What harm could it do? He was thirty, and couldn’t remember the last time he had laughed so much. Why shouldn’t he enjoy briefly the kind of gaiety that other people took for granted? It was all so far removed from his habitual life that it seemed unreal.

It was on the Saturday evening that he received the telegram telling him what he had half expected for days: his train home had been booked for tomorrow, and he was expected at the Nation’s offices on Monday morning. When he read it, he experienced a kind of relief: this thing with Jennifer Stirling had become strangely disorienting. He would never normally have spent so much time and energy on a woman whose passion was not a foregone conclusion. The thought of not seeing her again was upsetting, but some part of him wanted to return to his old routines, to rediscover the person he was.

He pulled his suitcase from the rack and placed it on his bed. He would pack, and then he would send her a note, thanking her for her time and suggesting that if she ever wanted to meet for lunch in London, she should telephone him. If she chose to contact him there, away from the magic of this place, perhaps she would become like all of the others: a pleasant physical diversion.

It was as he put his shoes into the case that the call came from the concierge: a woman was waiting in reception for him.

“Blond hair?”

“Yes, sir.”

“Would you mind asking her to come to the telephone?”

He heard a brief burst of French, then her voice, a little breathless, uncertain. “It’s Jennifer. I just wondered . . . if we might have a quick drink.”

“Delighted, but I’m not quite ready. Do you want to come up and wait?”

He tidied his room rapidly, kicking stray items under the bed. He rearranged the sheet of paper in his typewriter, as if he had been working on the piece he had wired across an hour earlier. He pulled on a clean shirt, although he didn’t have time to do it up. When he heard a soft knock, he opened the door. “What a lovely surprise,” he said. “I was just finishing something, but do come in.”

She stood awkwardly in the corridor. When she caught sight of his bare chest, she looked away. “Would you rather I waited downstairs?”

“No. Please. I’ll only be a few minutes.”

She stepped in and walked to the center of the room. She was wearing a pale gold sleeveless dress with a mandarin collar. Her shoulders were slightly pink where the sun had touched them as she drove. Her hair was loose around her shoulders, a little windblown, as if she had driven there in a hurry.

Her gaze took in the bed, littered with notepads, the near-packed suitcase.
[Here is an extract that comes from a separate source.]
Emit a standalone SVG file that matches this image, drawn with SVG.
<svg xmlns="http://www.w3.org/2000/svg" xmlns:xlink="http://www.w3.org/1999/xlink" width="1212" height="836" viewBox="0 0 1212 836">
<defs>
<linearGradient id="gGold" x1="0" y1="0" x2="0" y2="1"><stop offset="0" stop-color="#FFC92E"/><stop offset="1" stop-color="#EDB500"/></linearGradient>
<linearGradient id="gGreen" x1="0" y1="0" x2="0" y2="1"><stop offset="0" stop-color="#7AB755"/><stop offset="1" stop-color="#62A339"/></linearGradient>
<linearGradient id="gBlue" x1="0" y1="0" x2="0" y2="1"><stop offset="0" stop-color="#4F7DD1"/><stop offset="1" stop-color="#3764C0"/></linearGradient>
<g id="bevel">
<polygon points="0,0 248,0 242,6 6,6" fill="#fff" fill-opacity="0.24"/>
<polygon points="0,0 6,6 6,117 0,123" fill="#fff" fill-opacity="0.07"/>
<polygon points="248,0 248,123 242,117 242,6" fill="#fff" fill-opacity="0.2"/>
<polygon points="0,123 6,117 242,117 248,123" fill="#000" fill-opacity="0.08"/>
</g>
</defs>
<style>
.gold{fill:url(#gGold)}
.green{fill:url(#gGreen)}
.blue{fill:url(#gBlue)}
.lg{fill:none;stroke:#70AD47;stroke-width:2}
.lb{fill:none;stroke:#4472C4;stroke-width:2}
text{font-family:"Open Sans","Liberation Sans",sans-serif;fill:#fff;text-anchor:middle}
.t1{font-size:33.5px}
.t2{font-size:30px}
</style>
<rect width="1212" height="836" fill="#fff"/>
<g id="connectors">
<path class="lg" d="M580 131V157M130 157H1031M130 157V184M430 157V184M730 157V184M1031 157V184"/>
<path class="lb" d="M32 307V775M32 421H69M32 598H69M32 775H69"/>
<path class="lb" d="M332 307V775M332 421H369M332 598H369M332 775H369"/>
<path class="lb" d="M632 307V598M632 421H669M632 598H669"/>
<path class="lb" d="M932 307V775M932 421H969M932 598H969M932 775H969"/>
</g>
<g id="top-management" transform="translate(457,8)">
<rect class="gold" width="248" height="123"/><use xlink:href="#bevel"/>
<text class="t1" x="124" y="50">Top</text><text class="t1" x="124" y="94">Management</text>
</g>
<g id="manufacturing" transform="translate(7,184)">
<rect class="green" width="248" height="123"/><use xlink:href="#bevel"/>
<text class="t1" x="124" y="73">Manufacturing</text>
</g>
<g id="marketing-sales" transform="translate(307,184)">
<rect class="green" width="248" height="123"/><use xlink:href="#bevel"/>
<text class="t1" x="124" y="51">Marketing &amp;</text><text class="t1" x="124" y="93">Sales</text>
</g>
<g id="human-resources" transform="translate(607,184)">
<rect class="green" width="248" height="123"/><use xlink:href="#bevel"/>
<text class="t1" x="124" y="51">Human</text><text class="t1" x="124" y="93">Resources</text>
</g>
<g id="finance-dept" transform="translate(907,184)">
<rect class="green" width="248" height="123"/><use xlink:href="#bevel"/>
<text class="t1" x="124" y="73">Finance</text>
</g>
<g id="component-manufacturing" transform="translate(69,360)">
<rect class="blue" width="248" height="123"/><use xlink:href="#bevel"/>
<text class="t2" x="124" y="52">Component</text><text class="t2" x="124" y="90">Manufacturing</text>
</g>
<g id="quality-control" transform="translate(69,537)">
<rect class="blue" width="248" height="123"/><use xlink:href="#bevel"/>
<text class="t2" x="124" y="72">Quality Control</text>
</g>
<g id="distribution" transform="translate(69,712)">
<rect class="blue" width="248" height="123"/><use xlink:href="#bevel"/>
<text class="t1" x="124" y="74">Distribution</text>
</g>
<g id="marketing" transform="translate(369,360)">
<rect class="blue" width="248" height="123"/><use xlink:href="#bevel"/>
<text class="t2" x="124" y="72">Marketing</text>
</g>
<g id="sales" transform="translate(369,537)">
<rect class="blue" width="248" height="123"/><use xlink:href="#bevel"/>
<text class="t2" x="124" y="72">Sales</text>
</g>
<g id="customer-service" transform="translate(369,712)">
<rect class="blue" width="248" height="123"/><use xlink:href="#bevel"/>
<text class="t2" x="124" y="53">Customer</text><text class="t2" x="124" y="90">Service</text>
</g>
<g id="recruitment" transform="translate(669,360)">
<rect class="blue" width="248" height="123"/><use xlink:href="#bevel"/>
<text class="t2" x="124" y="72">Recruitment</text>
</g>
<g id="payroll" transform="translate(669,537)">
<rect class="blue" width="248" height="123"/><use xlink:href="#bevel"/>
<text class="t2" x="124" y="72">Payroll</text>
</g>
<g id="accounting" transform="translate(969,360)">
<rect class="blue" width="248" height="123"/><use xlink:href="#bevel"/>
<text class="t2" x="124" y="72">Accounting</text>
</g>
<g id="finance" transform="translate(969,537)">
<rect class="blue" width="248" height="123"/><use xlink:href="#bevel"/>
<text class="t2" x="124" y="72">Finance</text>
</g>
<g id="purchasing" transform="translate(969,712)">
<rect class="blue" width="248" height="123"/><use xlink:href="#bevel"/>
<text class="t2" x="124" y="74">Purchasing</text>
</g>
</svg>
They were briefly silenced by proximity. She recovered first. “Aren’t you going to offer me a drink?”

“Sorry. Inconsiderate of me.” He telephoned down for a gin and tonic, which arrived in minutes. “Where are we going?”

“Going?”

“Have I time to shave?” He went into the bathroom.

“Of course. Go ahead.”

He had done this on purpose, he thought afterward, made her party to the enforced intimacy. He looked better: the sick man’s yellow pallor had left his skin, the lines of strain had been ironed from his eyes. He ran the hot water, and watched her in the bathroom mirror as he lathered his chin.

She was distracted, preoccupied. As his razor scraped against his skin, he watched her pace, like a restless animal. “Are you all right?” he called, rinsing his blade in the water.
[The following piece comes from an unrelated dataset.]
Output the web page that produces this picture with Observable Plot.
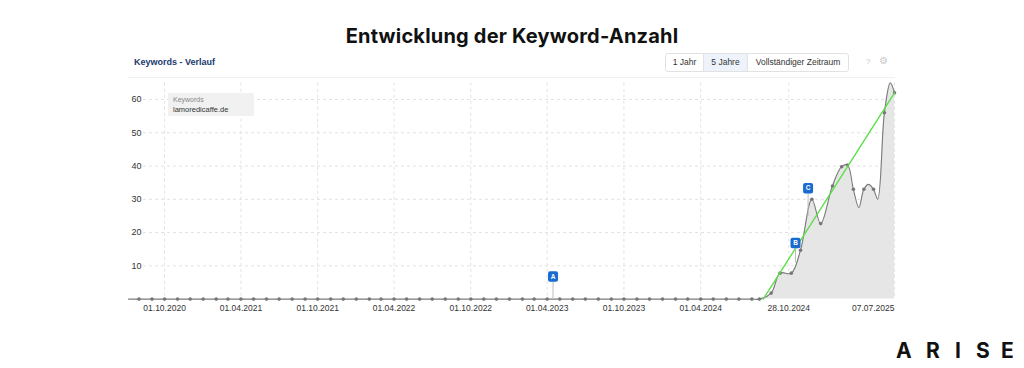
<!DOCTYPE html>
<html>
<head>
<meta charset="utf-8">
<script src="https://cdn.jsdelivr.net/npm/d3@7"></script>
<script src="https://cdn.jsdelivr.net/npm/@observablehq/plot@0.6"></script>
<style>
  body { margin: 0; background: #fff; }
  #wrap { position: relative; width: 1024px; height: 368px; overflow: hidden; font-family: "Liberation Sans", Arial, sans-serif; background: #fff; }
  #title { position: absolute; left: 0; width: 1024px; top: 25px; text-align: center; font-family: Inter, sans-serif; font-weight: 700; font-size: 20px; line-height: 22px; color: #111; letter-spacing: 0.2px; }
  #chart { position: absolute; left: 0; top: 0; }
  #head { position: absolute; left: 134px; top: 57px; font-size: 9px; font-weight: 700; color: #203a6e; line-height: 11px; }
  #sep { position: absolute; left: 128px; top: 77px; width: 767px; height: 1px; background: #f0f0f0; }
  #btns { position: absolute; left: 665px; top: 53px; height: 17px; border: 1px solid #e2e2e2; border-radius: 3px; display: flex; font-size: 8.5px; color: #333; line-height: 17px; overflow: hidden; }
  #btns div { text-align: center; }
  #btns .sel { background: #eef3fb; border-left: 1px solid #e2e2e2; border-right: 1px solid #e2e2e2; }
  #help { position: absolute; left: 866px; top: 57px; font-size: 8px; color: #c8c8c8; }
  #gear { position: absolute; left: 879px; top: 55px; font-size: 10px; color: #c8c8c8; }
  #legend { position: absolute; left: 168px; top: 92.5px; width: 86px; height: 23.5px; background: #f1f1f1; border-radius: 2px; }
  #legend .a { position: absolute; left: 5px; top: 3px; font-size: 7px; color: #888; }
  #legend .b { position: absolute; left: 5px; top: 12.5px; font-size: 7.5px; color: #333; }
  .logo { position: absolute; top: 339px; font-family: Inter, sans-serif; font-weight: 700; font-size: 21px; color: #111; line-height: 24px; }
</style>
</head>
<body>
<div id="wrap">
  <div id="chart"></div>
  <div id="title">Entwicklung der Keyword-Anzahl</div>
  <div id="head">Keywords - Verlauf</div>
  <div id="sep"></div>
  <div id="btns">
    <div style="width:37px">1 Jahr</div>
    <div class="sel" style="width:43px">5 Jahre</div>
    <div style="width:100px">Vollständiger Zeitraum</div>
  </div>
  <div id="help">?</div>
  <div id="gear">⚙</div>
  <div id="legend"><div class="a">Keywords</div><div class="b">lamoredicaffe.de</div></div>
  <span class="logo" style="left:896px">A</span>
  <span class="logo" style="left:926px">R</span>
  <span class="logo" style="left:955px">I</span>
  <span class="logo" style="left:976px">S</span>
  <span class="logo" style="left:1001px">E</span>
</div>
<script>
// ---- data ----
const domainStart = "2020-07-07";
const domainEnd = "2025-07-07";

const dates = [
  "2020-07-07",
  "2020-08-01","2020-09-01","2020-10-01","2020-11-01","2020-12-01",
  "2021-01-01","2021-02-01","2021-03-01","2021-04-01","2021-05-01","2021-06-01",
  "2021-07-01","2021-08-01","2021-09-01","2021-10-01","2021-11-01","2021-12-01",
  "2022-01-01","2022-02-01","2022-03-01","2022-04-01","2022-05-01","2022-06-01",
  "2022-07-01","2022-08-01","2022-09-01","2022-10-01","2022-11-01","2022-12-01",
  "2023-01-01","2023-02-01","2023-03-01","2023-04-01","2023-05-01","2023-06-01",
  "2023-07-01","2023-08-01","2023-09-01","2023-10-01","2023-11-01","2023-12-01",
  "2024-01-01","2024-02-01","2024-03-01","2024-04-01","2024-05-01","2024-06-01",
  "2024-07-01","2024-08-01","2024-08-19",
  "2024-09-16","2024-10-07","2024-11-03","2024-11-25","2024-12-22",
  "2025-01-12","2025-02-09","2025-03-03","2025-03-17","2025-03-31",
  "2025-04-13","2025-04-25","2025-05-06","2025-05-18","2025-05-28",
  "2025-06-13","2025-06-27","2025-07-07"
];
const keywords = [
  0,
  0,0,0,0,0,
  0,0,0,0,0,0,
  0,0,0,0,0,0,
  0,0,0,0,0,0,
  0,0,0,0,0,0,
  0,0,0,0,0,0,
  0,0,0,0,0,0,
  0,0,0,0,0,0,
  0,0,0,
  1.8,7.8,7.8,14.7,30,
  22.7,34,39.8,40.3,33,
  27.5,33,34.5,33,30,
  56,65,62
];
// 1 = point marker drawn
const marker = [
  0,
  1,1,1,1,1,
  1,1,1,1,1,1,
  1,1,1,1,1,1,
  1,1,1,1,1,1,
  1,1,1,1,1,1,
  1,1,1,1,1,1,
  1,1,1,1,1,1,
  1,1,1,1,1,1,
  1,1,1,
  1,1,1,1,1,
  1,1,1,1,1,
  0,1,0,1,0,
  1,0,1
];

const trendDates = ["2024-08-28", "2025-07-07"];
const trendValues = [0, 62];

const flagNames = ["A", "B", "C"];
const flagDates = ["2023-04-15", "2024-11-13", "2024-12-13"];
const flagBox = [6.8, 16.9, 33.3];
const flagBase = [0, 11, 25];

const yTicks = [10, 20, 30, 40, 50, 60];
const xTickDates = ["2020-10-01","2021-04-01","2021-10-01","2022-04-01","2022-10-01",
                    "2023-04-01","2023-10-01","2024-04-01","2024-10-28","2025-07-07"];
const xTickLabels = ["01.10.2020","01.04.2021","01.10.2021","01.04.2022","01.10.2022",
                     "01.04.2023","01.10.2023","01.04.2024","28.10.2024","07.07.2025"];

// ---- build ----
const parse = d3.utcParse("%Y-%m-%d");
const series = dates.map((d, i) => ({date: parse(d), value: keywords[i], dot: marker[i]}));
const trend = trendDates.map((d, i) => ({date: parse(d), value: trendValues[i]}));
const flags = flagNames.map((n, i) => ({name: n, date: parse(flagDates[i]), box: flagBox[i], base: flagBase[i]}));
const xTicks = xTickDates.map((d, i) => ({date: parse(d), label: xTickLabels[i]}));

const roundedSquare = {
  draw(context, size) {
    const r = Math.sqrt(size / Math.PI);
    const w = r, h = r * 1.05, c = 2;
    context.moveTo(-w + c, -h);
    context.lineTo(w - c, -h);
    context.arcTo(w, -h, w, -h + c, c);
    context.lineTo(w, h - c);
    context.arcTo(w, h, w - c, h, c);
    context.lineTo(-w + c, h);
    context.arcTo(-w, h, -w, h - c, c);
    context.lineTo(-w, -h + c);
    context.arcTo(-w, -h, -w + c, -h, c);
    context.closePath();
  }
};

const H = 330;
const chart = Plot.plot({
  width: 1024,
  height: H,
  marginLeft: 128,
  marginRight: 130,
  marginTop: 65.74,
  marginBottom: H - 298.6,
  x: {type: "utc", domain: [parse(domainStart), parse(domainEnd)], axis: null},
  y: {domain: [0, 70], axis: null},
  style: {fontFamily: "'Liberation Sans', Arial, sans-serif", fontSize: "8.5px", color: "#333", background: "transparent", overflow: "visible"},
  marks: [
    Plot.ruleY(yTicks, {y: d => d, stroke: "#e2e2e2", strokeDasharray: "3,3", insetLeft: 15}),
    Plot.ruleX(xTicks, {x: "date", stroke: "#e2e2e2", strokeDasharray: "3,3", insetTop: 17}),
    Plot.areaY(series, {x: "date", y: "value", curve: "catmull-rom", fill: "#e6e6e6"}),
    Plot.line(series, {x: "date", y: "value", curve: "catmull-rom", stroke: "#7a7a7a", strokeWidth: 1.1}),
    Plot.dot(series.filter(d => d.dot), {x: "date", y: "value", r: 1.8, fill: "#777"}),
    Plot.line(trend, {x: "date", y: "value", stroke: "#5de04a", strokeWidth: 1.4}),
    Plot.link(flags, {x1: "date", x2: "date", y1: "base", y2: "box", stroke: "#bdbdbd", strokeWidth: 1}),
    Plot.dot(flags, {x: "date", y: "box", symbol: roundedSquare, r: 5, fill: "#1a6bd0"}),
    Plot.text(flags, {x: "date", y: "box", text: "name", fill: "#fff", fontWeight: "bold", fontSize: 6.5}),
    Plot.text(yTicks, {y: d => d, frameAnchor: "left", dx: 13, textAnchor: "end", fill: "#333", fontSize: 9}),
    Plot.text(xTicks.slice(0, -1), {x: "date", text: "label", frameAnchor: "bottom", dy: 11.5, fill: "#333", fontSize: 8.5}),
    Plot.text(xTicks.slice(-1), {x: "date", text: "label", frameAnchor: "bottom", dy: 11.5, textAnchor: "end", fill: "#333", fontSize: 8.5})
  ]
});
document.getElementById("chart").appendChild(chart);
</script>
</body>
</html>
“I’m fine.” She had drunk half the gin and tonic already, and poured another.

He finished shaving, toweled dry his face, splashed on some of the aftershave he had bought from the pharmacie. It was sharp, with notes of citrus and rosemary. He did up his shirt and straightened his collar in the mirror. He loved this moment, the convergence of appetite and possibility. He felt oddly triumphant. He stepped out of the bathroom and found her standing by the balcony. The sky was dimming, the lights of the seafront glowing as dusk fell. She held her drink in one hand, the other arm laid slightly defensively across her waist. He took a step closer to her.

“I forgot to say how lovely you look,” he said. “I like that color on you. It’s—”

“Larry’s back tomorrow.”

She drew away from the balcony and faced him. “I had a wire this afternoon. We’ll be flying to London on Tuesday.”